Liz Brasher has a gospel soul and a rock and roll heart, along with a voice that can light up a torch song or muster all the pain and fury of the blues.

After years of paying her dues, she has earned a lot of attention this year with a breakout show at South by Southwest, the release of her first EP, and praise from NPR, Rolling Stone and other publications. Her current tour with the roots rock band Red Wanting Blue stops by the new City Winery in Ivy City on June 19.

Brasher grew up in a small town in North Carolina, a first-generation American whose mother came from the Dominican Republic (her uncle is the former major league baseball pitcher Elias Sosa.) She sang in the church choir –  in Spanish. She speaks with a slight Southern accent, but the South she knows is the South of today, from her immigrant community to the rock clubs of Atlanta and her current hometown of Memphis.

She wasn’t exposed to secular music at home, so when she moved away to Chicago and later to Atlanta, she began to seek out the roots of Southern music. “I started delving into Delta blues and a lot of black gospel music, and I picked up a guitar at the same time.” She latched onto Sister Rosetta Tharpe as a woman guitar-playing role model, and formed a trio that showcases her voice and her instinctively powerful guitar playing.

When Brasher move to Memphis last fall, doors started to open for her. She landed a record deal with Fat Possum records, which released her EP, Outcast, in April. Most of the cuts were recorded in a two-day spurt that reflects her trio’s raw live sound.

She continues to build momentum ahead of a short West Coast tour with The Zombies this fall, and her full LP release in January. But Brasher still finds time to continue her musical homework: she has visited the studios of Motown records and the childhood home of Mahalia Jackson, among other stops.

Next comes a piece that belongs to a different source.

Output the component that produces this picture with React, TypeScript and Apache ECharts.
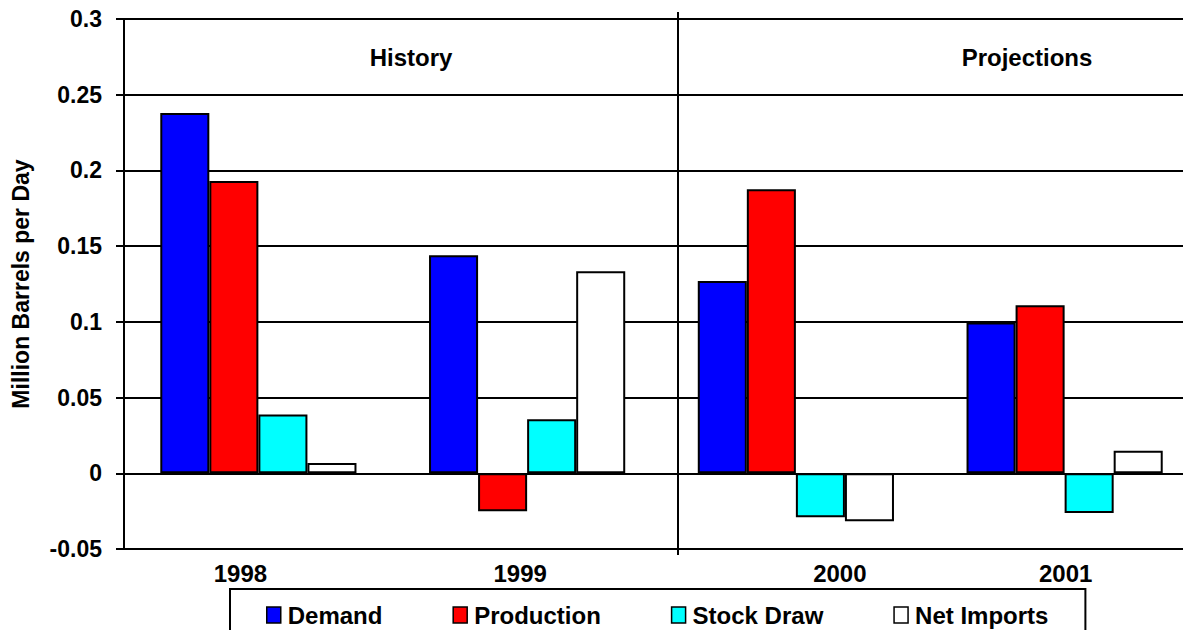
import React, { useEffect, useRef } from "react";
import * as echarts from "echarts";

const years = ["1998", "1999", "2000", "2001"];
const demand = [0.238, 0.144, 0.127, 0.0995];
const production = [0.193, -0.025, 0.1875, 0.111];
const stockDraw = [0.0388, 0.0357, -0.029, -0.0262];
const netImports = [0.0068, 0.1334, -0.0317, 0.0148];
const seriesNames = ["Demand", "Production", "Stock Draw", "Net Imports"];
const seriesColors = ["#0000FF", "#FF0000", "#00FFFF", "#FFFFFF"];
const periodTitles = ["History", "Projections"];
const yAxisTitle = "Million Barrels per Day";
const yMin = -0.05;
const yMax = 0.3;
const yStep = 0.05;

const FONT = '"Liberation Sans", Arial, sans-serif';
const labelShift = [-18, -7, 44, 1];

export default function App() {
  const ref = useRef<HTMLDivElement>(null);
  useEffect(() => {
    if (!ref.current) return;
    const chart = echarts.init(ref.current, null, { renderer: "svg" });
    const allSeries = [demand, production, stockDraw, netImports];
    const rich: Record<string, any> = {};
    labelShift.forEach((s, i) => {
      rich["l" + i] = {
        fontFamily: FONT,
        fontWeight: "bold",
        fontSize: 24,
        color: "#000",
        padding: s < 0 ? [0, -2 * s, 0, 0] : [0, 0, 0, 2 * s],
      };
    });
    chart.setOption({
      animation: false,
      backgroundColor: "#fff",
      title: [
        {
          text: periodTitles[0],
          left: 411,
          top: 45,
          textAlign: "center",
          padding: 0,
          textStyle: { fontFamily: FONT, fontWeight: "bold", fontSize: 24, color: "#000" },
        },
        {
          text: periodTitles[1],
          left: 1027,
          top: 45,
          textAlign: "center",
          padding: 0,
          textStyle: { fontFamily: FONT, fontWeight: "bold", fontSize: 24, color: "#000" },
        },
      ],
      legend: {
        left: 230,
        top: 589,
        orient: "horizontal",
        data: seriesNames,
        icon: "rect",
        itemWidth: 14,
        itemHeight: 16,
        itemGap: 70,
        padding: [14, 37, 14, 36],
        borderColor: "#000",
        borderWidth: 2,
        borderRadius: 0,
        backgroundColor: "#fff",
        selectedMode: false,
        itemStyle: { borderColor: "#000", borderWidth: 1.5 },
        textStyle: {
          fontFamily: FONT,
          fontWeight: "bold",
          fontSize: 24,
          color: "#000",
          padding: [0, 0, 0, 2],
        },
      },
      grid: {
        left: 124,
        right: -16,
        top: 19,
        bottom: 81,
        containLabel: false,
        outerBoundsMode: "none",
      },
      xAxis: {
        type: "category",
        data: years,
        axisLine: { show: true, onZero: false, lineStyle: { color: "#000", width: 2 } },
        axisTick: { show: false },
        axisLabel: {
          margin: 12,
          interval: 0,
          formatter: (v: string, i: number) => `{l${i}|${v}}`,
          rich,
        },
        splitLine: { show: false },
      },
      yAxis: {
        type: "value",
        min: yMin,
        max: yMax,
        interval: yStep,
        name: yAxisTitle,
        nameLocation: "middle",
        nameGap: 92,
        nameTextStyle: { fontFamily: FONT, fontWeight: "bold", fontSize: 23, color: "#000" },
        axisLine: { show: true, lineStyle: { color: "#000", width: 2 } },
        axisTick: { show: true, inside: false, length: 8, lineStyle: { color: "#000", width: 2 } },
        axisLabel: {
          margin: 22,
          fontFamily: FONT,
          fontWeight: "bold",
          fontSize: 23,
          color: "#000",
          formatter: (v: number) => String(parseFloat(v.toFixed(3))),
        },
        splitLine: { show: true, lineStyle: { color: "#000", width: 2 } },
      },
      series: seriesNames.map((name, i) => ({
        name,
        type: "bar",
        data: allSeries[i],
        barGap: "0%",
        barCategoryGap: "27%",
        itemStyle: { color: seriesColors[i], borderColor: "#000", borderWidth: 2 },
      })),
      graphic: [
        {
          type: "line",
          shape: { x1: 678, y1: 12, x2: 678, y2: 555 },
          style: { stroke: "#000", lineWidth: 2 },
          z: 10,
        },
      ],
    });
    return () => chart.dispose();
  }, []);
  return (
    <div
      ref={ref}
      style={{ position: "fixed", left: 0, top: 0, width: 1183, height: 630, background: "#fff" }}
    />
  );
}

“I heard Bob Dylan say that an artist never should think they are at a state where they have arrived,” she said. “There’s so much music history that we can discover now, I think it’s important to go to formative places.”

And she’s still creating her own interpretation of Southern music,  including writing some new songs in Spanish. “I wasn’t raised with traditional Domincan music,” she said. “Right now, I think the way that culture comes through in my music is rhythmically.”